I have a java standalone program with default settings. Now I have looked up the documentation and it says that the default heap size is 64Mb for 1.6 JVM. I am running in 64bit env so the documentation said a 30% will be added, which is around 83Mb.
Sure enough, in my standalone program, when I print Runtime.maxMemory(), I get the number 85196800.
Now the other thing I observe is that the "used" memory by calling this Runtime.getRuntime().totalMemory () - Runtime.getRuntime().freeMemory ();
I noticed that whenever that "used" number approaches near 85196800, it drops back down to the 6000000 range. Again, this makes perfect sense as I understand it because gc will try to clean up when it is near max heap size. So far so good, but correct me if I am wrong.
Now, the problem is this: if I use TOP in my unix server, I noticed that over time the Java process grows in the VIRT field. This field is suppose to represent the amount of virtual memory. It just keeps growing, and right now it is as 1450Mb. Why is this? I thought the whole point of the max heap size, is that the JVM will not grow past that amount of memory usage? Needless to say, this eats into my swap space and ultimately brought my server down to its knew (the machine only have 256mb ram).
Another side point is that the RES field is always at 160Mb. Now I don't quite understand how 160 is still bigger than the 83Mb, I'm guessing that the other 77 Mb is for some things that are outside of the heap
Can anyone explain what is really going on here? And how do I limit this jvm process such that it will not eat up all resources on this server and bring it to a halt?
For example, a JVM is set at -Xms200m -Xmx400m. When I check the virtual size allocated it's showing 650MB. What is the point of a max heap of 400 if this goes above it? Am I not understanding the concept of virtual that adds to this?

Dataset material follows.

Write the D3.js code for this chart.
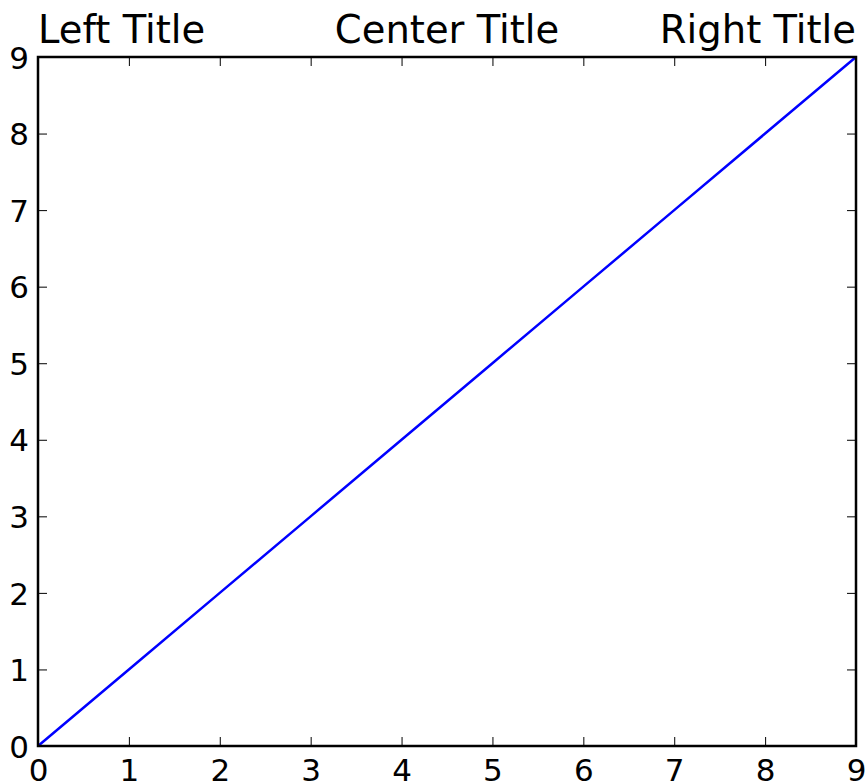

Accounting for used memory is actually not always easy. The size of virtual memory reported by the OS contains not only the heap allocated by the program, but also the memory used to store the program itself (the CPU instructions), the program's stack(s), areas of memory mapped files (if the application uses them) and perhaps some other items depending on your OS. Applications can also share some portions of memory, complicating things further (for example, if you run the same executable file twice, its code in the memory can be shared by the two instances, which saves the memory, but might be reported by the OS as being used by both of them, which means that the sum of memory reported as used by these two executables is inaccurate).
In case of Java, the -Xmx parameter is observed. However, Java actually allocates two memory areas, not one (the other one is used to store class data, that is the bytecode of your classes). On top of that, some memory is used for stacks, to load the JRM executable code itself and the code compiled by the JIT into native instructions has to be stored somewhere too. So by using -Xmx 400m you'll limit the amount of memory available to the application for creating objects to 400 MB, but the application as a whole can take more. You'd probably have to experiment a bit if you want to make sure that the application won't take more than 400 MB in total and you actually might not be able to enforce such a limit in a reliable way.